>> begin Provided data
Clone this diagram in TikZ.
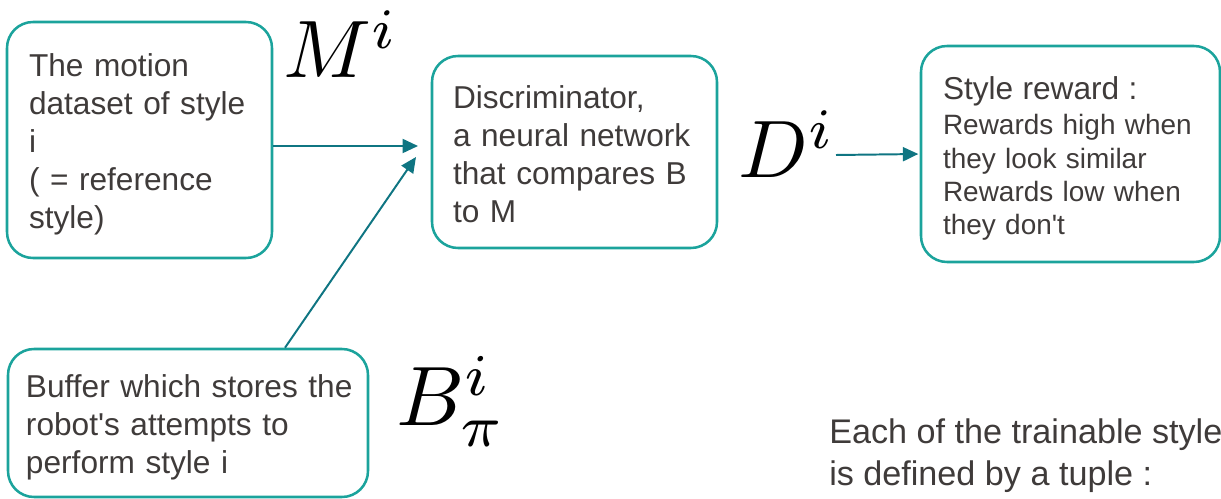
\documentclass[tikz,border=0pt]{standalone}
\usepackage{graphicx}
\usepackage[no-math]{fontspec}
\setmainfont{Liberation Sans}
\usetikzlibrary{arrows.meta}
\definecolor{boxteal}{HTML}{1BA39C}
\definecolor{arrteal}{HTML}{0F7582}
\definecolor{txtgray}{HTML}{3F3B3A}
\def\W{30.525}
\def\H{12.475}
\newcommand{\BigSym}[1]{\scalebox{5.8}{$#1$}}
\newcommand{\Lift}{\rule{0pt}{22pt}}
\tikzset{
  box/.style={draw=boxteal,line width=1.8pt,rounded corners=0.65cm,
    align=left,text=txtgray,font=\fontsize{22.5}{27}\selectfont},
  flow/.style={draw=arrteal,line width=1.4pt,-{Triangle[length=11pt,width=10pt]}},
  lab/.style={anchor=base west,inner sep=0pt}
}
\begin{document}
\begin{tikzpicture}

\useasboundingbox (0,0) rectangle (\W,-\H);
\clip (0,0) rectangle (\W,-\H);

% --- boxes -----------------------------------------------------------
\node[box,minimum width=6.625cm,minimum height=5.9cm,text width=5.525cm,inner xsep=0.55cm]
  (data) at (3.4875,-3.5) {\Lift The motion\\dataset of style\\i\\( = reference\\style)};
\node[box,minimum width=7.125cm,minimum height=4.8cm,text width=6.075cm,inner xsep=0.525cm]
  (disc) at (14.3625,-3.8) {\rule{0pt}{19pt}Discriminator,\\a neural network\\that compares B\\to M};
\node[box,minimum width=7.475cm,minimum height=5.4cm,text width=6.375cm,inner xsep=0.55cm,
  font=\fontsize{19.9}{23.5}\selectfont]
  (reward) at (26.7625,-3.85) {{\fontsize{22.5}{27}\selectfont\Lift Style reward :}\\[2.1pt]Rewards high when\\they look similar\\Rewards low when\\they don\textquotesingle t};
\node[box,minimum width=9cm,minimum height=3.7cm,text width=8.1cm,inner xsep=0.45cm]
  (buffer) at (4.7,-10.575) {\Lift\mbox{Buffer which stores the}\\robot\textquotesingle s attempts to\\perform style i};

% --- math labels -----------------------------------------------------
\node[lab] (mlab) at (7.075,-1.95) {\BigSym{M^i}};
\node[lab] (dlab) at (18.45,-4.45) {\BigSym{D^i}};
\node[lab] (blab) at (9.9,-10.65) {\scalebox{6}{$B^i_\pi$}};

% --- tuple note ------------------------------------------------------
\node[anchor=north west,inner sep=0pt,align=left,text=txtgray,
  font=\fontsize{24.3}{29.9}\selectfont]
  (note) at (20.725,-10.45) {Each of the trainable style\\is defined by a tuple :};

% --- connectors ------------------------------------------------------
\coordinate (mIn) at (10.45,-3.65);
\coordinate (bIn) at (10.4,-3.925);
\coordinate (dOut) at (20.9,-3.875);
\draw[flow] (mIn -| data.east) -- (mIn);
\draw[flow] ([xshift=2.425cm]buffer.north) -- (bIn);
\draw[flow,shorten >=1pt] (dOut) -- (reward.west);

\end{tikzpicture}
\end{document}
>> end Provided data
Repeat only the lines from the beginning of the material through the line containing "(buffer) at (4.7,-10.575)", both ends kept, leaving pictures out.

Clone this diagram in TikZ.
\documentclass[tikz,border=0pt]{standalone}
\usepackage{graphicx}
\usepackage[no-math]{fontspec}
\setmainfont{Liberation Sans}
\usetikzlibrary{arrows.meta}
\definecolor{boxteal}{HTML}{1BA39C}
\definecolor{arrteal}{HTML}{0F7582}
\definecolor{txtgray}{HTML}{3F3B3A}
\def\W{30.525}
\def\H{12.475}
\newcommand{\BigSym}[1]{\scalebox{5.8}{$#1$}}
\newcommand{\Lift}{\rule{0pt}{22pt}}
\tikzset{
  box/.style={draw=boxteal,line width=1.8pt,rounded corners=0.65cm,
    align=left,text=txtgray,font=\fontsize{22.5}{27}\selectfont},
  flow/.style={draw=arrteal,line width=1.4pt,-{Triangle[length=11pt,width=10pt]}},
  lab/.style={anchor=base west,inner sep=0pt}
}
\begin{document}
\begin{tikzpicture}

\useasboundingbox (0,0) rectangle (\W,-\H);
\clip (0,0) rectangle (\W,-\H);

% --- boxes -----------------------------------------------------------
\node[box,minimum width=6.625cm,minimum height=5.9cm,text width=5.525cm,inner xsep=0.55cm]
  (data) at (3.4875,-3.5) {\Lift The motion\\dataset of style\\i\\( = reference\\style)};
\node[box,minimum width=7.125cm,minimum height=4.8cm,text width=6.075cm,inner xsep=0.525cm]
  (disc) at (14.3625,-3.8) {\rule{0pt}{19pt}Discriminator,\\a neural network\\that compares B\\to M};
\node[box,minimum width=7.475cm,minimum height=5.4cm,text width=6.375cm,inner xsep=0.55cm,
  font=\fontsize{19.9}{23.5}\selectfont]
  (reward) at (26.7625,-3.85) {{\fontsize{22.5}{27}\selectfont\Lift Style reward :}\\[2.1pt]Rewards high when\\they look similar\\Rewards low when\\they don\textquotesingle t};
\node[box,minimum width=9cm,minimum height=3.7cm,text width=8.1cm,inner xsep=0.45cm]
  (buffer) at (4.7,-10.575) {\Lift\mbox{Buffer which stores the}\\robot\textquotesingle s attempts to\\perform style i};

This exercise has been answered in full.